The culture a leader creates is the world your employees live in. So we must lead wisely.

Below is my list of Workplace Values in an attempt to create a culture that wins. We routinely go over one of the values in our Monday staff meeting. This list is also used in annual reviews.

Remember who you work for: I remind my staff that we all work for God first and I’m a close second :). It helps for each staff member (I have just over 60 currently) to know who their direct report is.

Try New Stuff: We value experiments that come with successes and failures.

Get Things Done with Excellence: This one has two parts. 1) We get things done. Goals are set and met. 2) We do everything with a pursuit of excellence. And I expect my staff to be constantly defining excellence.

Hustle: We value speed. Get to work early. Don’t wait until the last minute. You get the idea.

Kindness and Joy: We value treating each other in a kind and pleasant way. Always…no exceptions.

Communication: 99% of problems are caused by poor communication and 99% of solutions are due to good communication.

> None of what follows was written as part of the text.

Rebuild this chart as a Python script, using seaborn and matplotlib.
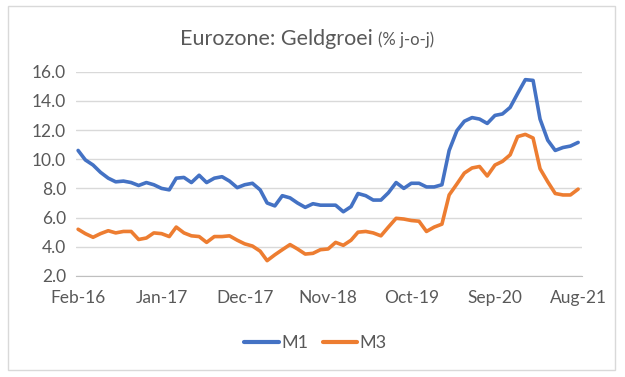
import pandas as pd
import numpy as np
import seaborn as sns
import matplotlib.pyplot as plt
from matplotlib.patches import Rectangle
from matplotlib.lines import Line2D

# monthly data Feb-16 .. Aug-21 (% y-o-y)
months = pd.date_range("2016-02-01", "2021-08-01", freq="MS")
m1 = [10.6, 9.95, 9.6, 9.1, 8.7, 8.45, 8.5, 8.4, 8.2, 8.4,
      8.25, 8.0, 7.9, 8.7, 8.75, 8.4, 8.9, 8.4, 8.7, 8.8,
      8.5, 8.05, 8.25, 8.35, 7.9, 7.0, 6.8, 7.5, 7.35, 7.0,
      6.7, 6.95, 6.85, 6.85, 6.85, 6.4, 6.75, 7.65, 7.5, 7.2,
      7.2, 7.7, 8.4, 8.0, 8.35, 8.35, 8.1, 8.1, 8.25, 10.6,
      11.95, 12.6, 12.85, 12.75, 12.45, 13.0, 13.1, 13.55, 14.5, 15.45,
      15.4, 12.75, 11.3, 10.6, 10.8, 10.9, 11.15]
m3 = [5.2, 4.9, 4.65, 4.9, 5.1, 4.95, 5.05, 5.05, 4.5, 4.6,
      4.95, 4.9, 4.7, 5.35, 4.95, 4.75, 4.7, 4.3, 4.7, 4.7,
      4.75, 4.45, 4.2, 4.05, 3.7, 3.05, 3.45, 3.8, 4.15, 3.85,
      3.5, 3.55, 3.8, 3.85, 4.3, 4.1, 4.45, 5.0, 5.05, 4.95,
      4.75, 5.35, 5.95, 5.9, 5.8, 5.75, 5.05, 5.35, 5.55, 7.55,
      8.3, 9.05, 9.4, 9.5, 8.85, 9.6, 9.85, 10.3, 11.55, 11.7,
      11.45, 9.35, 8.45, 7.65, 7.55, 7.55, 7.95]
series = ["M1", "M3"]
tick_labels = ["Feb-16", "Jan-17", "Dec-17", "Nov-18", "Oct-19", "Sep-20", "Aug-21"]
y_ticks = [2, 4, 6, 8, 10, 12, 14, 16]

df = pd.DataFrame({"month": list(months) * 2,
                   "value": m1 + m3,
                   "series": [series[0]] * len(m1) + [series[1]] * len(m3)})

colors = ["#4472C4", "#ED7D31"]
grey = "#595959"

sns.set_style("white")
plt.rcParams["font.family"] = ["Lato", "DejaVu Sans"]

fig = plt.figure(figsize=(6.25, 3.77), dpi=100)
ax = fig.add_axes([0.121, 0.268, 0.81, 0.542])

sns.lineplot(data=df, x="month", y="value", hue="series", palette=colors,
             linewidth=2.6, ax=ax, legend=False)

ax.set_ylim(2, 16)
ax.set_yticks(y_ticks)
ax.set_yticklabels([f"{v:.1f}" for v in y_ticks], color=grey, fontsize=12.5)
ax.set_xticks(months[::11])
ax.set_xticklabels(tick_labels, color=grey, fontsize=12.5)
ax.set_xlim(months[0] - pd.Timedelta(days=10), months[-1] + pd.Timedelta(days=15))
ax.set_xlabel("")
ax.set_ylabel("")
ax.grid(axis="y", color="#D9D9D9", linewidth=1)
for s in ["top", "right", "left"]:
    ax.spines[s].set_visible(False)
ax.spines["bottom"].set_color("#BFBFBF")
ax.tick_params(axis="x", length=5, color="#BFBFBF", pad=5)
ax.tick_params(axis="y", length=0, pad=7)

# title in two sizes
fig.text(0.596, 0.88, "Eurozone: Geldgroei", ha="right", va="baseline",
         fontsize=15.5, color=grey)
fig.text(0.605, 0.88, "(% j-o-j)", ha="left", va="baseline",
         fontsize=12, color=grey)

handles = [Line2D([], [], color=c, linewidth=3) for c in colors]
fig.legend(handles, series, loc="center", bbox_to_anchor=(0.505, 0.09), ncol=2,
           frameon=False, fontsize=13, handlelength=1.9, columnspacing=0.8,
           handletextpad=0.15, labelcolor=grey)

# chart border
fig.patches.append(Rectangle((0.013, 0.018), 0.971, 0.966, transform=fig.transFigure,
                             fill=False, edgecolor="#D9D9D9", linewidth=1))

plt.savefig("out.png", dpi=100)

Growth: We value growth in every area. Numerical. Fiscal. Attendance. We have a monthly scorecard that tracks the #’s

Choose trust over suspicion: Stole this one from Andy Stanley. It’s always best to trust each other rather than to be suspicious of each others motives and activity. By the way, trust isn’t earned with new employees. It’s given to start. As time progresses distrust can in fact be earned.

Frugality: Planting a church taught me to be frugal. If we spend everything we have then we aren’t creating financial margin. And I’ve learned that the best things happen in the margin.

Know your wins: I want each staff member to know their wins daily, weekly, seasonally and annually. Each of my pastors have a brief stand up meeting with me each day to make sure we 1) communicate and 2) know their wins for that day.

Involvement: I want my staff involved in church life and in the lives of church members. I also expect their families to be involved.

Tension vs. Problems: Again, stole this one from Andy Stanley. Knowing the difference between something that is a tension that needs to be managed from a problem that needs to be solved helps to manage your time, get things done and win.